Visões escatológicas, oráculos proféticos e sonhos premonitórios pontuam os relatos de Babel Babilônia, que se organizam mediante uma dinâmica salvífica. Das primeiras advertências acerca dos perigos gerados pelo fenômeno do crescimento urbano (“Olho mágico: cidade dos sonhos”, “Beatriz”, “Corrida de elevador”), passamos à encenação de suas consequências: o aumento da criminalidade, (”Retaliação”), a perda dos valores humanos (“Sabor artificial”), a exacerbação dos processos de exclusão social. Estes culminam num projeto de reelaboração das estruturas sociais proposto pela voz autoral que o rito purificador do último texto vem exemplificar (“Babel Babilônia”). A organização temática da novela aponta para a presença de um percurso iniciático que, apoiado no processo de transformações encarnado por cada um dos textos, vem afetar o leitor pelas “provas” às quais ele é submetido no processo de leitura: provas que ele deve ultrapassar para atingir o conhecimento e penetrar no universo da ação; provas que atestam o fim de seu périplo e o êxito perante objetivos preliminares preestabelecidos pela lógica e modalidades textuais deste relato edificante.

Em “Olho mágico: cidade dos sonhos” um narrador intradiegético relata as consequências nefastas da construção de um edifício numa cidade pequena do interior paulista. Ao espaço idílico preservado do interior do país, opõe-se um universo caótico urbano marcado pela desproporção, pelo excesso e pela fragmentação.

Falo de São Paulo, paraíso e pesadelo. Falo dos bairros sujos de São Paulo, das ruas violentas de São Paulo, do céu esfumaçado de São Paulo. Pra ele e pra ela é como se falasse da cidade futura, da invasão do lixo e da miséria, de viadutos rachados e vagabundos de outro planeta tentando contato via rádio de pilha - estática, grupo de pagode, as putas da General Osório sintonizadas na altas do dólar. (...) Falo da cidade que se aproxima erguendo altas colunas de poeira, fazendo chover óleo diesel, monóxido de carbono e ácido clorídico nas plantações de soja e cana-de-açúcar. (Oliveira, 2007OLIVEIRA, Nelson de (2007). Babel Babilônia. São Paulo: Callis., p. 12)

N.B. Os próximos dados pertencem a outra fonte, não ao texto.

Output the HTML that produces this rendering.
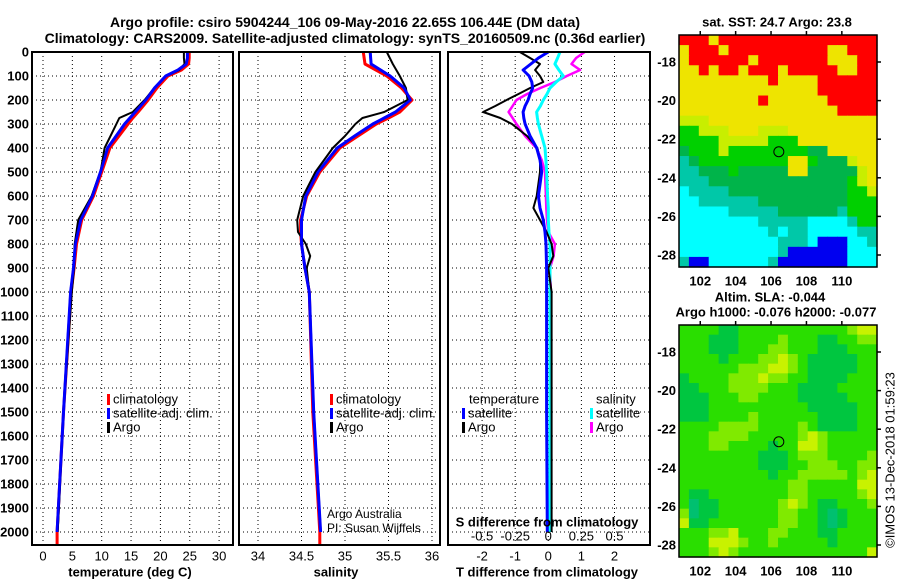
<!DOCTYPE html>
<html><head><meta charset="utf-8"><style>
body{margin:0;background:#fff}
svg{display:block;font-family:"Liberation Sans",sans-serif}
.b{font-weight:bold}
</style></head><body>
<svg id="s" width="900" height="580" viewBox="0 0 900 580"></svg>
<script>
// ---- data ----
const depthsT=[0,25,50,75,100,150,200,250,275,300,400,500,600,700,800,900,1000,1500,2000];
const tClim=[24.9,24.9,24.8,23.6,21.3,19.4,17.9,16.2,15.3,14.5,11.4,10.0,8.6,6.6,5.7,5.3,4.8,3.5,2.4];
const tSat=[24.6,24.6,24.4,23.0,20.9,19.0,17.5,15.7,14.8,13.9,11.0,9.8,8.4,6.4,5.5,5.2,4.7,3.5,2.4];
const tArgo=[24.0,24.0,24.1,23.2,20.9,19.0,17.3,15.3,13.0,12.5,10.5,9.8,8.3,6.0,5.4,5.3,4.9,3.5,2.5];
const depthsS=[0,50,100,150,200,250,275,300,350,400,500,600,700,750,800,850,900,1000,1500,2000];
const sClim=[35.21,35.23,35.48,35.65,35.77,35.63,35.5,35.36,35.15,34.94,34.71,34.56,34.49,34.49,34.5,34.52,34.54,34.59,34.63,34.71];
const sSat=[35.29,35.30,35.52,35.68,35.75,35.58,35.45,35.32,35.11,34.91,34.69,34.55,34.50,34.50,34.50,34.52,34.54,34.59,34.64,34.72];
const sArgo=[35.48,35.55,35.63,35.70,35.72,35.45,35.2,35.12,35.0,34.86,34.66,34.52,34.45,34.46,34.55,34.6,34.56,34.59,34.64,34.72];
const depthsD=[0,25,50,75,100,125,150,175,200,225,250,275,300,350,400,450,500,600,650,700,750,800,850,900,1000,1500,2000];
const dTSat=[0.0,-0.3,-0.53,-0.76,-0.58,-0.5,-0.47,-0.55,-0.61,-0.7,-0.76,-0.74,-0.7,-0.55,-0.35,-0.25,-0.2,-0.3,-0.25,-0.15,-0.1,-0.07,-0.06,-0.05,-0.05,-0.05,-0.03];
const dTArgo=[-0.86,-0.55,-0.25,-0.4,-0.25,-0.15,-0.55,-0.9,-1.26,-1.6,-1.97,-1.45,-1.1,-0.64,-0.33,-0.25,-0.25,-0.35,-0.45,-0.25,-0.05,0.1,0.15,0.0,0.1,0.1,0.1];
const dSSat=[0.088,0.07,0.05,0.08,0.113,0.06,0.013,-0.01,-0.038,-0.06,-0.088,-0.082,-0.075,-0.05,-0.025,-0.018,-0.013,-0.005,0,0,0.005,0.013,0.013,0.013,0.013,0.013,0.013];
const dSArgo=[0.275,0.21,0.175,0.24,0.14,0.05,-0.06,-0.16,-0.24,-0.27,-0.3,-0.27,-0.24,-0.175,-0.09,-0.05,-0.025,-0.018,-0.015,-0.01,0,0.05,0.04,0.013,0.02,0.013,0.013];
const depthTicks=[0,100,200,300,400,500,600,700,800,900,1000,1100,1200,1300,1400,1500,1600,1700,1800,1900,2000];
const tTicks=[0,5,10,15,20,25,30];
const sTicks=[34,34.5,35,35.5,36];
const dTicks=[-2,-1,0,1,2];
const sdTicks=[-0.5,-0.25,0,0.25,0.5];
const latTicks=[-18,-20,-22,-24,-26,-28];
const lonTicks=[102,104,106,108,110];
const sstGrid=[
"RRRYRRRRRRRRRRRRRRRR","YRRRYRRRRRRRRRRYYRRR","YRRRRRRYRRRRRRRYYYRR","YYRYRRYRRRYRRRRRYYRR",
"YYYYYYYYYRYYYYRRRRRR","YYYYYYYYYYYYYYRRRRRR","YYYYYYYYRYYYYYYRRRRR","YYYYYYYYYYYYYYYYRRRR",
"LLLYYYYYYYYYYYYYYYYY","GGLLLYYYLLLYYYYYYYYY","GGGGLLLLLGGGYYYYYYYY","DGGGLGGGGGGGGDDYYYYY",
"TDGGGGGGGGGYYGDDDLYY","TTDDDGDDDDDYYDDDDDLY","TTTDDDDDDDDDDDDDDGLY","CTTTTDDDDDDDDDDDDGGL",
"CCTTTTTTDDDDDDDDDGGG","CCCCCTTTTTDDDDDDTGGG","CCCCCCCCTTTTTCCCCTGG","CCCCCCCCCTCTTCCCCCTT",
"CCCCCCCCCCTTTCBBBCCT","CCCCCCCCCCTBBBBBBCCC","TBBCCCCCCTBBBBBBBCCC"];
const slaGrid=[
"GGGGDDGGGGGGGGGGGLYY","GGGDDDGGGGLGGGDDGGLL","GGGDDDGGGLLGGGDDDGGG","GGGGDGGGLLYLGDDDDDGG",
"GGGGGGLLLYYLGDDDDDGG","DGGGGLLLYLLGGDDDDGGG","DDGGGLLLLGGGDDDDGGGG","DDDGGGLLGGGGDDDDDGGG",
"DDDGGGGGGGGGGDDDDDGG","DDDGGGGLGGGGGGDDDDGG","GGGGLLLLGGGGLGDDDDGG","GGGLLLLGGGGGLYLGGGGG",
"GGGLLGGGGDGGYYLGGGGG","GGGGGGGGDDDGLLLGGGGL","GGGGGGGGDDDGGLLLGGLL","GGGGGGGGGDGGLLLLLGLY",
"GGGGGGGGGGGLLGGGGGYY","GDDGGGGGGGGLLGGGGGLY","GTDDGGGGGGLYLGDDGGGL","LTDDGGGGGGLLGGDTDGGG",
"YDDGGGGGGGLLGGDTDGGG","GGGLLYGGGLLGGGDDGGGG","GGGYYYLGGLGGGGGDGGGG","GGGLYLGGGGGGGGGGGGGY"];
const sstCol={R:"#ff0000",Y:"#eee400",L:"#c8ee00",G:"#00d000",D:"#00b44a",T:"#00c8a8",C:"#00ffff",B:"#0000f0"};
const slaCol={G:"#2ade00",D:"#00c640",L:"#80ea00",Y:"#c8f200",T:"#00c070"};

// ---- helpers ----
const NS="http://www.w3.org/2000/svg",S=document.getElementById('s');
function mk(tag,a,p){const e=document.createElementNS(NS,tag);for(const k in a)e.setAttribute(k,a[k]);(p||S).appendChild(e);return e;}
function txt(x,y,t,sz,anchor,bold,name){const e=mk('text',{x:x,y:y,'font-size':sz,'text-anchor':anchor||'middle','dominant-baseline':'central','class':bold===false?'':'b'});e.textContent=t;


return e;}
const yD=d=>52+d*0.24;
const xT=t=>43+t*5.87;
const xS=s=>258+(s-34)*87;
const xD=v=>548.3+v*33.1;
const xSD=v=>xD(v*4);
function line(xs,ds,fx,col,w,name){const pts=xs.map((v,i)=>fx(v).toFixed(1)+','+yD(ds[i]).toFixed(1)).join(' ');
const e=mk('polyline',{points:pts,fill:'none',stroke:col,'stroke-width':w,'stroke-linejoin':'round'});

}
function panel(x0,x1,ticks,fx,name){
 const g=mk('g',{});
 
 
 depthTicks.forEach(d=>mk('line',{x1:x0,x2:x1,y1:yD(d),y2:yD(d),stroke:'#000','stroke-width':1,'stroke-dasharray':'1,3'},g));
 ticks.forEach(t=>mk('line',{x1:fx(t),x2:fx(t),y1:52,y2:545,stroke:'#000','stroke-width':1,'stroke-dasharray':'1,3'},g));
 return g;}
function frame(x0,x1,name){const e=mk('rect',{x:x0,y:52,width:x1-x0,height:493,fill:'none',stroke:'#000','stroke-width':2});

}

// titles
txt(345,22,'Argo profile: csiro 5904244_106 09-May-2016 22.65S 106.44E (DM data)',14,'middle',true,'chart-title-line1');
txt(345,38,'Climatology: CARS2009. Satellite-adjusted climatology: synTS_20160509.nc (0.36d earlier)',14,'middle',true,'chart-title-line2');

// depth labels
depthTicks.forEach(d=>txt(29,yD(d),String(d),13,'end',true,'depth-tick-label'));

// panel 1
panel(32,233,tTicks,xT,'temperature-grid');
line(tClim.concat([tClim[tClim.length-1]]),depthsT.concat([2055]),xT,'#ff0000',3,'temperature-climatology-line');
line(tSat,depthsT,xT,'#0000ff',3,'temperature-satellite-line');
line(tArgo,depthsT,xT,'#000',2,'temperature-argo-line');
line(tSat,depthsT,xT,'#0000ff',2.5,'temperature-satellite-line-top');
frame(32,233,'temperature-panel-frame');
tTicks.forEach(t=>txt(xT(t),556,String(t),13,'middle',false,'temperature-tick-label'));
txt(130,572,'temperature (deg C)',13,'middle',true,'temperature-axis-title');

// panel 2
panel(239,440,sTicks,xS,'salinity-grid');
line(sClim.concat([sClim[sClim.length-1]]),depthsS.concat([2055]),xS,'#ff0000',3,'salinity-climatology-line');
line(sSat,depthsS,xS,'#0000ff',3,'salinity-satellite-line');
line(sArgo,depthsS,xS,'#000',2,'salinity-argo-line');
line(sSat,depthsS,xS,'#0000ff',2.5,'salinity-satellite-line-top');
frame(239,440,'salinity-panel-frame');
sTicks.forEach(t=>txt(xS(t),556,String(t),13,'middle',false,'salinity-tick-label'));
txt(336,572,'salinity',13,'middle',true,'salinity-axis-title');

// panel 3
panel(448,650,dTicks,xD,'difference-grid');
line(dSArgo,depthsD,xSD,'#ff00ff',2.5,'salinity-diff-argo-line');
line(dSSat,depthsD,xSD,'#00ffff',3,'salinity-diff-satellite-line');
line(dTArgo,depthsD,xD,'#000',2,'temperature-diff-argo-line');
line(dTSat,depthsD,xD,'#0000ff',3,'temperature-diff-satellite-line');
frame(448,650,'difference-panel-frame');
dTicks.forEach(t=>txt(xD(t),556,String(t),13,'middle',false,'t-diff-tick-label'));
sdTicks.forEach(t=>txt(xSD(t),536,String(t),13,'middle',false,'s-diff-tick-label'));
txt(547,522,'S difference from climatology',13,'middle',true,'s-diff-axis-title');
txt(547,572,'T difference from climatology',13,'middle',true,'t-diff-axis-title');

// legends
function leg(x,y,col,label,name){const r=mk('rect',{x:x,y:y-5,width:3,height:11,fill:col});


txt(x+6,y,label,13,'start',false,name);}
leg(107,399,'#ff0000','climatology','legend-climatology');
leg(107,413,'#0000ff','satellite-adj. clim.','legend-satellite-adj');
leg(107,427,'#000','Argo','legend-argo');
leg(330,399,'#ff0000','climatology','legend-sal-climatology');
leg(330,413,'#0000ff','satellite-adj. clim.','legend-sal-satellite-adj');
leg(330,427,'#000','Argo','legend-sal-argo');
txt(469,399,'temperature',13,'start',false,'legend-temperature-heading');
leg(462,413,'#0000ff','satellite','legend-t-satellite');
leg(462,427,'#000','Argo','legend-t-argo');
txt(596,399,'salinity',13,'start',false,'legend-salinity-heading');
leg(590,413,'#00ffff','satellite','legend-s-satellite');
leg(590,427,'#ff00ff','Argo','legend-s-argo');
txt(327,514,'Argo Australia',12,'start',false,'credit-argo-australia');
txt(327,528,'PI: Susan Wijffels',12,'start',false,'credit-pi');

// maps
const mx0=679,mx1=877;
const lonX=l=>mx0+(l-100.8)*17.7;
function map(grid,cols,y0,y1,lat18,lat28,name){
 const g=mk('g',{});
 
 
 const nr=grid.length,nc=grid[0].length,cw=(mx1-mx0)/nc,ch=(y1-y0)/nr;
 grid.forEach((row,r)=>{for(let c=0;c<nc;c++){mk('rect',{x:(mx0+c*cw).toFixed(2),y:(y0+r*ch).toFixed(2),width:(cw+0.6).toFixed(2),height:(ch+0.6).toFixed(2),fill:cols[row[c]]},g);}});
 const lat=v=>lat18+(-18-v)/10*(lat28-lat18);
 mk('rect',{x:mx0,y:y0,width:mx1-mx0,height:y1-y0,fill:'none',stroke:'#000','stroke-width':1.5},g);
 latTicks.forEach(v=>{txt(676,lat(v),String(v),13,'end',true,'latitude-tick-label');
  mk('line',{x1:mx1,x2:mx1+4,y1:lat(v),y2:lat(v),stroke:'#000','stroke-width':1.5},g);});
 lonTicks.forEach(l=>{txt(lonX(l),y1+14,String(l),13,'middle',true,'longitude-tick-label');
  mk('line',{x1:lonX(l),x2:lonX(l),y1:y0,y2:y0-4,stroke:'#000','stroke-width':1.5},g);});
 const c=mk('circle',{cx:lonX(106.44),cy:lat(-22.65),r:5,fill:'none',stroke:'#000','stroke-width':1});
 
 
}
map(sstGrid,sstCol,35,267,62,255,'sst-map');
map(slaGrid,slaCol,325,557,352,545,'sla-map');
txt(777,22,'sat. SST: 24.7 Argo: 23.8',13,'middle',true,'sst-map-title');
txt(770,297,'Altim. SLA: -0.044',13,'middle',true,'sla-map-title');
txt(776,312,'Argo h1000: -0.076 h2000: -0.077',13,'middle',true,'sla-map-subtitle');
const v=txt(0,0,'©IMOS 13-Dec-2018 01:59:23',13,'middle',false,'imos-timestamp');
v.setAttribute('transform','translate(890,460) rotate(-90)');
</script>
</body></html>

Se a lógica da permanente construção/desconstrução aproxima o texto dos relatos apocalítpticos, seu tom de predicação inscreve-o na tradição dos textos parabólicos: parábola, fábula e exempla.

Tese e subversão

Parte integrante da inventio clássica, a figura do exemplum designa, como seu nome indica, um exemplo fornecido ao público com o objetivo de persuadi-lo, por indução ou analogia. Os exempla tomam frequentemente a forma de uma comparação ou de uma alusão histórica, a partir da qual o orador tira conclusões relativas ao presente. A brevidade de sua forma, o aspecto anedótico de sua história, a univocidade semântica de seu programa textual e suas fontes de inspiração de origem folclórica asseguram a esta figura um grande sucesso durante a Idade Média, quando era utilizada pelos predicadores para difundir doutrinas e os ensinamentos da Igreja. No contexto religioso, os exempla, sob a forma das parábolas, conservaram, do ponto de vista de seu funcionamento didático e pragmático, uma estrutura que, posteriormente formalizada por Quintiliano em suas Instituições oratórias, se organizavam mediante três princípios fundamentais: brevitas, luciditas e credibilitas. Simples no estilo, concisas na estrutura dualística, repetitivas, desprovidas de digressões, plausíveis na elaboração diegética, as parábolas visavam à atenção, à reflexão e à persuasão do auditório numa cadeia de implicações que retomavam um processo indutivo: história → interpretação → injunção. Pela evocação de um evento particular (história) atingia-se uma generalidade (interpretação), que permitia o acesso a um evento particular mas expresso sob a forma de um imperativo (injunção).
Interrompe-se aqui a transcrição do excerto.